Граф так рыдал, что вынужден был прислониться к стене. Он закрыл лицо мокрыми от слез руками. Шум шагов прогнал его оттуда. Он испытывал стыд, страх, заставлявший его бежать от людей и беспокойно бродить, точно он был ночной вор. Когда на тротуаре встречались прохожие, он старался идти развязной походкой, думая, что все читают его историю в судорожных движениях его плеч. Он прошел улицу Гранж-Бательер и дошел до улицы Фобур-Монмартр. Здесь его настиг яркий свет, и он повернул обратно. Около часу бродил Мюффа по кварталу, выбирая самые темные закоулки. Очевидно, у него была цель, к которой ноги несли его сами собой по дороге, все время удлинявшейся обходами. Наконец он остановился на повороте какой-то улицы и поднял голову. Он пришел куда надо. Это был угол улиц Тэбу и Прованской. Ему понадобился целый час, чтобы дойти сюда в том состоянии болезненного бреда, в каком он находился, тогда как достаточно было бы и пяти минут. Он вспомнил, что месяц тому назад заходил к Фошри поблагодарить его за заметку в хронике, в которой описывался бал в Тюильри и где упоминалось его имя. Квартира находилась на антресолях; маленькие квадратные окна были наполовину закрыты огромной вывеской. Последнее окно налево освещалось яркой полосой света — луч от лампы, видневшейся через полуспущенную портьеру. Граф устремил взор на эту яркую полосу, сосредоточено чего-то ожидая.
Луна исчезла за черными тучами; падала ледяная крупа. В церкви Троицы пробило два часа. Прованская улица и улица Тэбу уходили вглубь, освещенные яркими пятнами газовых фонарей, терявшихся вдали в желтой дымке. Мюффа не двигался с места. Это спальня, он помнит ее; она обтянута красной турецкой материей, в глубине стоит кровать в стиле Людовика XIII. Лампа, должно быть, направо, на камине. Вероятно, они лежали, потому что не видно было ни единой тени; полоса света неподвижно сияла, она напоминала отблеск ночника. И граф, не спуская глаз с окна, придумывал целый план: он позвонит, поднимется наверх, не обращая внимания на окрики привратника, плечом высадит двери, ворвется к ним и бросится прямо на кровать, не давая им времени разнять руки. На мгновение его остановила мысль, что у него нет оружия, но тогда он решил, что задушит их. Он перебирал свой план, совершенствовал его, все время чего-то ожидая, — может быть, какого-нибудь указания, чтобы действовать наверняка. Если бы в ту минуту показалась женская тень, он бы позвонил. Но мысль, что он может ошибиться, леденила его. Что он скажет? У него появились сомнения; его жена не могла быть у этого человека, — это чудовищно, это немыслимо. Однако Мюффа продолжал стоять. Мало-помалу им овладело оцепенение, какая-то слабость; от долгого ожидания у него началась галлюцинация.

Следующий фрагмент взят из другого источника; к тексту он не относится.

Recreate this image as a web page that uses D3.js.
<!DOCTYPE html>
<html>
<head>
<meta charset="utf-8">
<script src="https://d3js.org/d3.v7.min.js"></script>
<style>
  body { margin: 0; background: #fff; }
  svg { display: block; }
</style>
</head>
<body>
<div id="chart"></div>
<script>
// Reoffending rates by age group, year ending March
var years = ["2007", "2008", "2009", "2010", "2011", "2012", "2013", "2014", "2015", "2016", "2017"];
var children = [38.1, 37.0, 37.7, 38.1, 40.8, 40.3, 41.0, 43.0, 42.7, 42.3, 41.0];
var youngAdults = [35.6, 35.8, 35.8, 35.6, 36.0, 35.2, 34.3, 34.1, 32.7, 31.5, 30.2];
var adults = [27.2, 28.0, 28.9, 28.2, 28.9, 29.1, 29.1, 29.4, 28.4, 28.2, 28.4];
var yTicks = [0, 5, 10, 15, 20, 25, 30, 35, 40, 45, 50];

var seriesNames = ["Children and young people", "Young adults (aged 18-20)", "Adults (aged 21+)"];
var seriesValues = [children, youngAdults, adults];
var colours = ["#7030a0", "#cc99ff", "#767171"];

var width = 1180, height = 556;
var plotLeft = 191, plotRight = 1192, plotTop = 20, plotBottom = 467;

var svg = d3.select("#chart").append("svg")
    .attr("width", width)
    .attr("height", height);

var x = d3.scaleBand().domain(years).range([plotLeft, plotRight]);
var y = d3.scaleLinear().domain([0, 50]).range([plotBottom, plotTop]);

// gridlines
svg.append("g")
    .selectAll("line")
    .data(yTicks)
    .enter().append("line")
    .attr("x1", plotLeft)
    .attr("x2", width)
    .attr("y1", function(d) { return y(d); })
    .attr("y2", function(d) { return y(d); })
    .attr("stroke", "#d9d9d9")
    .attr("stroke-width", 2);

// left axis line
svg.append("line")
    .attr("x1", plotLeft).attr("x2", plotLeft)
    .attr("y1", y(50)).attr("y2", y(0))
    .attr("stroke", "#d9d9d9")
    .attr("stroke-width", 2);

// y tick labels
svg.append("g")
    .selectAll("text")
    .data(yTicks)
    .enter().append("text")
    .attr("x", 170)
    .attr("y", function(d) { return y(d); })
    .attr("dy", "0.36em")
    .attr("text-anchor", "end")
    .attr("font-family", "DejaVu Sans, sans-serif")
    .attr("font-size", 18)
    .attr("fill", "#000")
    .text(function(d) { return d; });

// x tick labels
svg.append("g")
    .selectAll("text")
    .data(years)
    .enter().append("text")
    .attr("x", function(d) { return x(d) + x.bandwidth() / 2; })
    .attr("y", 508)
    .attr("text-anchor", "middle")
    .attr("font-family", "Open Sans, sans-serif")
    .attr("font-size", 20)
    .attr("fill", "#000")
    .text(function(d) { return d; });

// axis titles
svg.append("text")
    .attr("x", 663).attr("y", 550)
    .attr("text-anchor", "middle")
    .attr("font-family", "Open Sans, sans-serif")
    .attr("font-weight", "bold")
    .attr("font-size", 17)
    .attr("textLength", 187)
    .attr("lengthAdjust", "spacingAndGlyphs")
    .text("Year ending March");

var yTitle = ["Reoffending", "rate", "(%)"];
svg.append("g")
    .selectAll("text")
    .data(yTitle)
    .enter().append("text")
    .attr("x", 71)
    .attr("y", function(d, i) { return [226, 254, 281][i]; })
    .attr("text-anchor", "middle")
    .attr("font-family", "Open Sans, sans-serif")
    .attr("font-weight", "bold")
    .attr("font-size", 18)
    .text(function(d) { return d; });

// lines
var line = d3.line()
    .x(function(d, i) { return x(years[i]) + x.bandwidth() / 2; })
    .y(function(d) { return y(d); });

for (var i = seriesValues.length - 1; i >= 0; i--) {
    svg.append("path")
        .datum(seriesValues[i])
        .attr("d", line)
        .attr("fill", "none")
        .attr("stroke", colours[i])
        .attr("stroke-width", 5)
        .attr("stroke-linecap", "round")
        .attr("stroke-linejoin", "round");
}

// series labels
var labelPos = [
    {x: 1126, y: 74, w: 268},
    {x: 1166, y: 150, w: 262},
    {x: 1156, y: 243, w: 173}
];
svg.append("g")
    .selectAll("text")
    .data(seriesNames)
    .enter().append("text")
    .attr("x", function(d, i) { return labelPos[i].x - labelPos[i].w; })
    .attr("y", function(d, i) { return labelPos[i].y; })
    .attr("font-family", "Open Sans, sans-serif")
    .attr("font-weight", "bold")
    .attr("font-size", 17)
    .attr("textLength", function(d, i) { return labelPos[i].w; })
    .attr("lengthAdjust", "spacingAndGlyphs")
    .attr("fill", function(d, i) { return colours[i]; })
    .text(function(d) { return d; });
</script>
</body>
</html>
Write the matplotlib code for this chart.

Полил дождь. Подошли двое полицейских, и Мюффа должен был отойти от двери, где он укрылся. Когда они скрылись в Прованской улице, он вернулся, весь мокрый и дрожащий. Яркая полоса все еще перерезала окно. Он собирался уже уйти, как вдруг мелькнула чья-то тень; он подумал, что ошибся, настолько это было мимолетно. Но одно за другим замелькали теневые пятна, в комнате поднялась какая-то суматоха. Прикованный снова к тротуару, он испытывал ощущение нестерпимого жжения в желудке и теперь ждал, чтобы понять, в чем дело. Мелькали профили рук и ног, путешествовала огромная рука и с нею — силуэт кувшина для воды. Мюффа не мог ничего ясно различить, но ему казалось, что он узнает знакомый шиньон. И граф вступил в спор сам с собою: как будто прическа Сабины, только затылок не ее — она худее. В эту минуту граф ничего не знал, он больше уж не мог выдержать напряжения. Он испытывал такую невыносимо жгучую боль внутри и такое отчаяние от ужаса неизвестности, что прижался к двери, чтобы успокоиться, и дрожал, как нищий. Но все же он не мог оторвать глаз от окна, его гнев растворился, и в воображении вырос моралист: он увидел себя депутатом, он говорил перед лицом собрания, метал громы и молнии против разврата, предвещал катастрофы; он вновь переживал статью Фошри о ядовитой мухе, он выступал, заявляя, что общество не может существовать при таком падении нравов. Ему стало легче. Тем временем тени исчезли. Видно, любовники снова улеглись в постель. Он продолжал смотреть на окно, ожидая чего-то.